### Task objective
Print exactly what lies from the line with "Write a Python" down to the line with "import numpy as np", counting both of those lines, but not the pictures.

# Start of Entries provided

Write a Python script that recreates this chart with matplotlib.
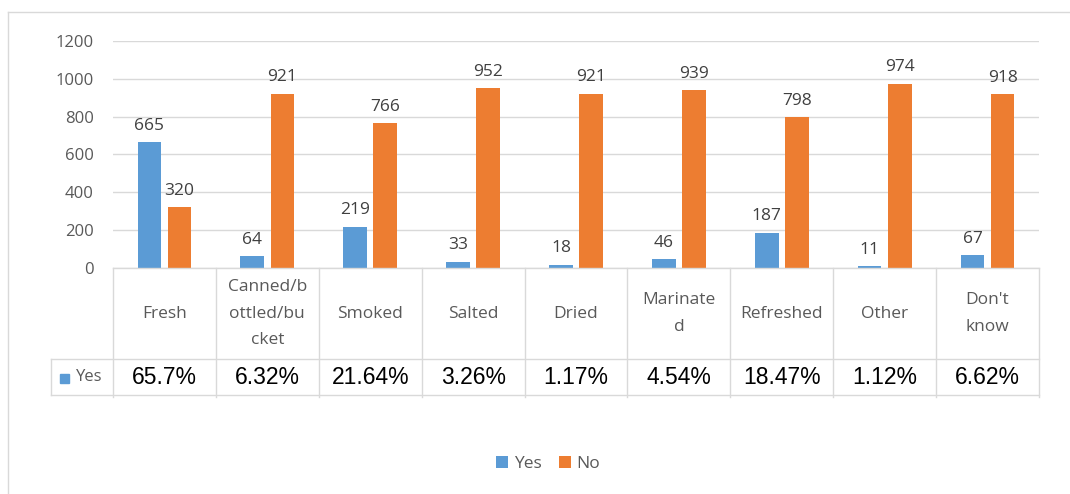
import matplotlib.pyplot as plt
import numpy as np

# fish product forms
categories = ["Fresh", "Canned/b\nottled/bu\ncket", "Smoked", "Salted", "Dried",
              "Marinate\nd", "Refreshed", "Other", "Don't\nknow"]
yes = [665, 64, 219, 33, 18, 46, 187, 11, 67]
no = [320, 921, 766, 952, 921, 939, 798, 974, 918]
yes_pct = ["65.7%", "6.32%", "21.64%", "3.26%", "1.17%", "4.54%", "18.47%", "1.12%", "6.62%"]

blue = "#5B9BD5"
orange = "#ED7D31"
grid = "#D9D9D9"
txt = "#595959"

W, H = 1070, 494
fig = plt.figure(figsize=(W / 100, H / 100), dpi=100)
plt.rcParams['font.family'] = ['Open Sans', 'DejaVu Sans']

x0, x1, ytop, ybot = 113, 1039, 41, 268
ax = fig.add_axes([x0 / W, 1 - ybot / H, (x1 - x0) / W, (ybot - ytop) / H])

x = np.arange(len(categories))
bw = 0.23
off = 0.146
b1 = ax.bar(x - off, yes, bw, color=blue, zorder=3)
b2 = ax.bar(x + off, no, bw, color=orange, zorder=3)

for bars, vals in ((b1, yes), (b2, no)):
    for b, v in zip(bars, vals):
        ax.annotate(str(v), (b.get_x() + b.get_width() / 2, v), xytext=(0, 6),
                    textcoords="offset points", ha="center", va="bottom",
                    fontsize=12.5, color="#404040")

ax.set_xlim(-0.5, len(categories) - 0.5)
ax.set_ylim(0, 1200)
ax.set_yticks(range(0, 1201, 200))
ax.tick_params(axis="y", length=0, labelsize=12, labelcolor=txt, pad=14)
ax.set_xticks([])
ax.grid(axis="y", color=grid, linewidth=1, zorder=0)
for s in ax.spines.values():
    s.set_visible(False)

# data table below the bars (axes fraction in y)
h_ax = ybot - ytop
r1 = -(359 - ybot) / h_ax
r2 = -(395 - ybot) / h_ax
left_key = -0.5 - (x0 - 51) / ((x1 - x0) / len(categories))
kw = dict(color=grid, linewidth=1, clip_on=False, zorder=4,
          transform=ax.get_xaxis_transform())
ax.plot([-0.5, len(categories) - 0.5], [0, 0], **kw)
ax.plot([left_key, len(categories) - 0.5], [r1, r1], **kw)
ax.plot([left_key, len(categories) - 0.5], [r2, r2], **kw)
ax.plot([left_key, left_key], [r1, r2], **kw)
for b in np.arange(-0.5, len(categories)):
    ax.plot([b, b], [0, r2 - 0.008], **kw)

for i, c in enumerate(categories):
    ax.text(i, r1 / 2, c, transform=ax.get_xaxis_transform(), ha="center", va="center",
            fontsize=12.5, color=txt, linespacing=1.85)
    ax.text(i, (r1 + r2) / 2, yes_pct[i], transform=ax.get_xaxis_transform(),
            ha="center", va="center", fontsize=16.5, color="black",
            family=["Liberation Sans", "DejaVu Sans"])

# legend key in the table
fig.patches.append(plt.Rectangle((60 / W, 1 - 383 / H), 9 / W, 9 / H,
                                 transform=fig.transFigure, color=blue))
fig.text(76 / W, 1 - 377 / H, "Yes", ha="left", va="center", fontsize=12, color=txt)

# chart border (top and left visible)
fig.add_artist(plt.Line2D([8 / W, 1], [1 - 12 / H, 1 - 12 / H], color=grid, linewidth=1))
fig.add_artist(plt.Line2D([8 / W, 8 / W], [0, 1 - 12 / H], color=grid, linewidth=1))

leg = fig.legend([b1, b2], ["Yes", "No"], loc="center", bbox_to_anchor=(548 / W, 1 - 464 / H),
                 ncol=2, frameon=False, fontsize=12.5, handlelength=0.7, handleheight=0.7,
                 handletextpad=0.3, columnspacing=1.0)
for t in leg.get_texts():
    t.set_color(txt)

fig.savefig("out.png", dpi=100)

# End of Entries provided
# Start of Entries provided

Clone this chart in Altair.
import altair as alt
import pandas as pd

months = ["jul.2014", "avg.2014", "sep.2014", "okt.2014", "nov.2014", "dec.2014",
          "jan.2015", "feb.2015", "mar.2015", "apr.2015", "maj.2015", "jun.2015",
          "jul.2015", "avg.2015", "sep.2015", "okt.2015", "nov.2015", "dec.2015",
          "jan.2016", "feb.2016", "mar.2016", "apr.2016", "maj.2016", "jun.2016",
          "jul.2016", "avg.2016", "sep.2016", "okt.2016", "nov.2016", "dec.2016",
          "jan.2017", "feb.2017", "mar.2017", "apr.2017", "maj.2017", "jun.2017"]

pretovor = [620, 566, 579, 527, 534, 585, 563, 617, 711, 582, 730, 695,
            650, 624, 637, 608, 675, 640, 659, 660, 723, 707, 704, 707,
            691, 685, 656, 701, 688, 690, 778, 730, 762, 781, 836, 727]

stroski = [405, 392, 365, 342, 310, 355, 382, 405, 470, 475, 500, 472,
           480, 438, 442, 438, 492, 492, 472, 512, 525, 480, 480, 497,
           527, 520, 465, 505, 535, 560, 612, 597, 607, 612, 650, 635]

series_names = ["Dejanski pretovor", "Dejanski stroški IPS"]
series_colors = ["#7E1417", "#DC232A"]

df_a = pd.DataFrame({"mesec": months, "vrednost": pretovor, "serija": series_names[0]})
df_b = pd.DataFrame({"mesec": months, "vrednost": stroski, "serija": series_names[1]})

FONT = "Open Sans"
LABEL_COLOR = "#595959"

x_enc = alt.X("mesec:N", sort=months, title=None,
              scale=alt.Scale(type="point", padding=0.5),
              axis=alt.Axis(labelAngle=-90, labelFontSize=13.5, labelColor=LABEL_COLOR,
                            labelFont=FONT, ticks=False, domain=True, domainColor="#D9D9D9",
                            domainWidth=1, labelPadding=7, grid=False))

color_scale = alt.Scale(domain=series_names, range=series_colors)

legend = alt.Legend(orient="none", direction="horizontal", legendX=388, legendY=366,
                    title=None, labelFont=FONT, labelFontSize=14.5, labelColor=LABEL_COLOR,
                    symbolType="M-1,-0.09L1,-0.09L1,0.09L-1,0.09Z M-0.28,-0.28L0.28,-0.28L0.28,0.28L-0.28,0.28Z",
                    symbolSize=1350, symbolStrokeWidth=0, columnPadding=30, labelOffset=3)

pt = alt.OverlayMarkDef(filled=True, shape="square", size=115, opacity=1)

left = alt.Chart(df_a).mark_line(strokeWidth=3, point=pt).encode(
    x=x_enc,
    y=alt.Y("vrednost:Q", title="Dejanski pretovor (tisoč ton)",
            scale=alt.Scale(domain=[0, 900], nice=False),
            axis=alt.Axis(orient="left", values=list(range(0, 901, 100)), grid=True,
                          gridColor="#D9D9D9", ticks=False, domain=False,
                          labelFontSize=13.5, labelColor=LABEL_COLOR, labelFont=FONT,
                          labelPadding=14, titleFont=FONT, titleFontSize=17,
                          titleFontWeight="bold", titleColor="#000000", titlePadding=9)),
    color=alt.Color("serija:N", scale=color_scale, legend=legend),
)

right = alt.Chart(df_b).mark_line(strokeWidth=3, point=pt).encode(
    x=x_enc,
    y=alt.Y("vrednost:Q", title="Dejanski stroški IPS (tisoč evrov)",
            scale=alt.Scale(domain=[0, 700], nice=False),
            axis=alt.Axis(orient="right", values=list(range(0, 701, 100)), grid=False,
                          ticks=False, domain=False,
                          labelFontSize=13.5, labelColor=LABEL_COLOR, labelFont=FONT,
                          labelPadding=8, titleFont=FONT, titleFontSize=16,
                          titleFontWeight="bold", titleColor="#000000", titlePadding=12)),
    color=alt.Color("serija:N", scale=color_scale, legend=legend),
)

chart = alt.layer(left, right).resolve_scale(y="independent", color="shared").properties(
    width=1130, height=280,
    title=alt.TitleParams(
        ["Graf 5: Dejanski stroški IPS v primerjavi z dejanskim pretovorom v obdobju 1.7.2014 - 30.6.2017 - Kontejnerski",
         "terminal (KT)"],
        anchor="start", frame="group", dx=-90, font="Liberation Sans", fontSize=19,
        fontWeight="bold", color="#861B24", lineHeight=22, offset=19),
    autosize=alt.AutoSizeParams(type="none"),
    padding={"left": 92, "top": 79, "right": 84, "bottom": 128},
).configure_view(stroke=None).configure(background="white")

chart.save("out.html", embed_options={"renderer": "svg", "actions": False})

# End of Entries provided

### Task solution
Write a Python script that recreates this chart with matplotlib.
import matplotlib.pyplot as plt
import numpy as np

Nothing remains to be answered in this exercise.